** begin **

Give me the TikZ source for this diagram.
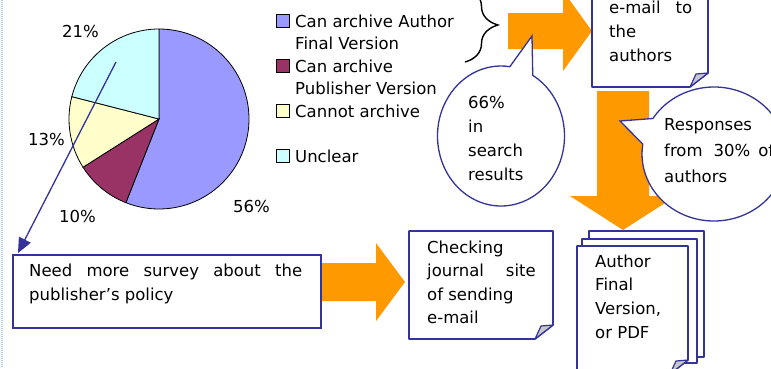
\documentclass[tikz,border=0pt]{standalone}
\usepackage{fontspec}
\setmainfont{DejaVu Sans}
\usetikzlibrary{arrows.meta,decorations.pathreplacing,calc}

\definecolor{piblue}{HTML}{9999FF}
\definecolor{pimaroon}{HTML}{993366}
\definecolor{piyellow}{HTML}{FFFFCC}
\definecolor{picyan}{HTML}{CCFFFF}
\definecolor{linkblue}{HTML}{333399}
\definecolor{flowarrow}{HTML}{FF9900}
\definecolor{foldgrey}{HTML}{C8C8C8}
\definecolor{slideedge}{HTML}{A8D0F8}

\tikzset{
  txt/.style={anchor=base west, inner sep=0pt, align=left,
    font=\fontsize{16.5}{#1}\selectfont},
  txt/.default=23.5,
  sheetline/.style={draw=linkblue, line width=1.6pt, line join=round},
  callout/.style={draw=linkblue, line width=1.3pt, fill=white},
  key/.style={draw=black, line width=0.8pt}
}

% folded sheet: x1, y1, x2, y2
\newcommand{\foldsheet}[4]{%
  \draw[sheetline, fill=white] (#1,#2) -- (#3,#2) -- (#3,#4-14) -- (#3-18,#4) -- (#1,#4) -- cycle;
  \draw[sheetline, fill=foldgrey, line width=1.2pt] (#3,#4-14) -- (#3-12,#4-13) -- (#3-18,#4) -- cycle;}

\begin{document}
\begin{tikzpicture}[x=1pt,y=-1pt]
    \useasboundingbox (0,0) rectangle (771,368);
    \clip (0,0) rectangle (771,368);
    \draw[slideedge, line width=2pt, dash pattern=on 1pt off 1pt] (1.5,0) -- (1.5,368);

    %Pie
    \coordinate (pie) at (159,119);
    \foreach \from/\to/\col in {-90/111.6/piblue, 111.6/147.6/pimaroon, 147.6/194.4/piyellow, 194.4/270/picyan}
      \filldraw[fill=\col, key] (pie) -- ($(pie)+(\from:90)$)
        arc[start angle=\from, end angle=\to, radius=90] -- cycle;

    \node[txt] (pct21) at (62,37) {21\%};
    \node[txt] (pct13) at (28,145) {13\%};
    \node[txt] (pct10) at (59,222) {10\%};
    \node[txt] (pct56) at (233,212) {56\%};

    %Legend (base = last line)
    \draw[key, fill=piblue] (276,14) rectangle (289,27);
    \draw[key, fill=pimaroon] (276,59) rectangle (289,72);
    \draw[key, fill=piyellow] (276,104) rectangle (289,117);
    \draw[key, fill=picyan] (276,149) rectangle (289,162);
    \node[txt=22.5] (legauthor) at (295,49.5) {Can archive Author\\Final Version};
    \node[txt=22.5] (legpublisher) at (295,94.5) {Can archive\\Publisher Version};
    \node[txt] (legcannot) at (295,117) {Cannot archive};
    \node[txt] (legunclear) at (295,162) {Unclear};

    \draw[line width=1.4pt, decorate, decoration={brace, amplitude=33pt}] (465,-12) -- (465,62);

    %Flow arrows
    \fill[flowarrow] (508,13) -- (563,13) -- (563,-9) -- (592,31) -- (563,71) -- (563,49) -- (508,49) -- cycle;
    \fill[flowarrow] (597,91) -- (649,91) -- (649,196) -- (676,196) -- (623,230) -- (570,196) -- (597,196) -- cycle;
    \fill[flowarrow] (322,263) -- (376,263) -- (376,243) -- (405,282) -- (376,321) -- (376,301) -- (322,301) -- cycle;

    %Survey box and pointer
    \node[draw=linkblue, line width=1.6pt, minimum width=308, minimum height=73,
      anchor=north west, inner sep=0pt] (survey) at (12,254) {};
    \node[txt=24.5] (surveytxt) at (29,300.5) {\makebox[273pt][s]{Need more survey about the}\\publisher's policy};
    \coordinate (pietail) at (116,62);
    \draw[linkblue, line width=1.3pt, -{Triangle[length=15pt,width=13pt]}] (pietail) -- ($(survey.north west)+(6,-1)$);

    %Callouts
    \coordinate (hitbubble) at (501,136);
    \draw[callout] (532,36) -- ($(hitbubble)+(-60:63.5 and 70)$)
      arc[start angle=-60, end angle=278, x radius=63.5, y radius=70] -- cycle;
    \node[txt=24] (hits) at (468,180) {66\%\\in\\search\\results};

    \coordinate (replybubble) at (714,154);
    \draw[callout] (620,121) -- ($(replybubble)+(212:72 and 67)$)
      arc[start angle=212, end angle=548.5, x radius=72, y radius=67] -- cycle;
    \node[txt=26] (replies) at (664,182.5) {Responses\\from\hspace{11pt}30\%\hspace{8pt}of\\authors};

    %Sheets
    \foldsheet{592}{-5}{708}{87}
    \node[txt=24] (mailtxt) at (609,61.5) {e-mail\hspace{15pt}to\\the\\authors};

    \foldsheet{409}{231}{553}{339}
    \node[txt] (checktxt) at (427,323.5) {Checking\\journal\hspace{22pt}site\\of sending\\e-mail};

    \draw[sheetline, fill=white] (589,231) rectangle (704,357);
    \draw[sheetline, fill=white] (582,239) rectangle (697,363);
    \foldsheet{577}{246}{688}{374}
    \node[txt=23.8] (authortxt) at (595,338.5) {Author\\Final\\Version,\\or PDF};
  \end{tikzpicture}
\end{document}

** end **

- _REQUIREMENT_
Copy out each line word for word, please, skipping the images.

- _FINISHED ANSWER_
Give me the TikZ source for this diagram.
\documentclass[tikz,border=0pt]{standalone}
\usepackage{fontspec}
\setmainfont{DejaVu Sans}
\usetikzlibrary{arrows.meta,decorations.pathreplacing,calc}

\definecolor{piblue}{HTML}{9999FF}
\definecolor{pimaroon}{HTML}{993366}
\definecolor{piyellow}{HTML}{FFFFCC}
\definecolor{picyan}{HTML}{CCFFFF}
\definecolor{linkblue}{HTML}{333399}
\definecolor{flowarrow}{HTML}{FF9900}
\definecolor{foldgrey}{HTML}{C8C8C8}
\definecolor{slideedge}{HTML}{A8D0F8}

\tikzset{
  txt/.style={anchor=base west, inner sep=0pt, align=left,
    font=\fontsize{16.5}{#1}\selectfont},
  txt/.default=23.5,
  sheetline/.style={draw=linkblue, line width=1.6pt, line join=round},
  callout/.style={draw=linkblue, line width=1.3pt, fill=white},
  key/.style={draw=black, line width=0.8pt}
}

% folded sheet: x1, y1, x2, y2
\newcommand{\foldsheet}[4]{%
  \draw[sheetline, fill=white] (#1,#2) -- (#3,#2) -- (#3,#4-14) -- (#3-18,#4) -- (#1,#4) -- cycle;
  \draw[sheetline, fill=foldgrey, line width=1.2pt] (#3,#4-14) -- (#3-12,#4-13) -- (#3-18,#4) -- cycle;}

\begin{document}
\begin{tikzpicture}[x=1pt,y=-1pt]
    \useasboundingbox (0,0) rectangle (771,368);
    \clip (0,0) rectangle (771,368);
    \draw[slideedge, line width=2pt, dash pattern=on 1pt off 1pt] (1.5,0) -- (1.5,368);

    %Pie
    \coordinate (pie) at (159,119);
    \foreach \from/\to/\col in {-90/111.6/piblue, 111.6/147.6/pimaroon, 147.6/194.4/piyellow, 194.4/270/picyan}
      \filldraw[fill=\col, key] (pie) -- ($(pie)+(\from:90)$)
        arc[start angle=\from, end angle=\to, radius=90] -- cycle;

    \node[txt] (pct21) at (62,37) {21\%};
    \node[txt] (pct13) at (28,145) {13\%};
    \node[txt] (pct10) at (59,222) {10\%};
    \node[txt] (pct56) at (233,212) {56\%};

    %Legend (base = last line)
    \draw[key, fill=piblue] (276,14) rectangle (289,27);
    \draw[key, fill=pimaroon] (276,59) rectangle (289,72);
    \draw[key, fill=piyellow] (276,104) rectangle (289,117);
    \draw[key, fill=picyan] (276,149) rectangle (289,162);
    \node[txt=22.5] (legauthor) at (295,49.5) {Can archive Author\\Final Version};
    \node[txt=22.5] (legpublisher) at (295,94.5) {Can archive\\Publisher Version};
    \node[txt] (legcannot) at (295,117) {Cannot archive};
    \node[txt] (legunclear) at (295,162) {Unclear};

    \draw[line width=1.4pt, decorate, decoration={brace, amplitude=33pt}] (465,-12) -- (465,62);

    %Flow arrows
    \fill[flowarrow] (508,13) -- (563,13) -- (563,-9) -- (592,31) -- (563,71) -- (563,49) -- (508,49) -- cycle;
    \fill[flowarrow] (597,91) -- (649,91) -- (649,196) -- (676,196) -- (623,230) -- (570,196) -- (597,196) -- cycle;
    \fill[flowarrow] (322,263) -- (376,263) -- (376,243) -- (405,282) -- (376,321) -- (376,301) -- (322,301) -- cycle;

    %Survey box and pointer
    \node[draw=linkblue, line width=1.6pt, minimum width=308, minimum height=73,
      anchor=north west, inner sep=0pt] (survey) at (12,254) {};
    \node[txt=24.5] (surveytxt) at (29,300.5) {\makebox[273pt][s]{Need more survey about the}\\publisher's policy};
    \coordinate (pietail) at (116,62);
    \draw[linkblue, line width=1.3pt, -{Triangle[length=15pt,width=13pt]}] (pietail) -- ($(survey.north west)+(6,-1)$);

    %Callouts
    \coordinate (hitbubble) at (501,136);
    \draw[callout] (532,36) -- ($(hitbubble)+(-60:63.5 and 70)$)
      arc[start angle=-60, end angle=278, x radius=63.5, y radius=70] -- cycle;
    \node[txt=24] (hits) at (468,180) {66\%\\in\\search\\results};

    \coordinate (replybubble) at (714,154);
    \draw[callout] (620,121) -- ($(replybubble)+(212:72 and 67)$)
      arc[start angle=212, end angle=548.5, x radius=72, y radius=67] -- cycle;
    \node[txt=26] (replies) at (664,182.5) {Responses\\from\hspace{11pt}30\%\hspace{8pt}of\\authors};

    %Sheets
    \foldsheet{592}{-5}{708}{87}
    \node[txt=24] (mailtxt) at (609,61.5) {e-mail\hspace{15pt}to\\the\\authors};

    \foldsheet{409}{231}{553}{339}
    \node[txt] (checktxt) at (427,323.5) {Checking\\journal\hspace{22pt}site\\of sending\\e-mail};

    \draw[sheetline, fill=white] (589,231) rectangle (704,357);
    \draw[sheetline, fill=white] (582,239) rectangle (697,363);
    \foldsheet{577}{246}{688}{374}
    \node[txt=23.8] (authortxt) at (595,338.5) {Author\\Final\\Version,\\or PDF};
  \end{tikzpicture}
\end{document}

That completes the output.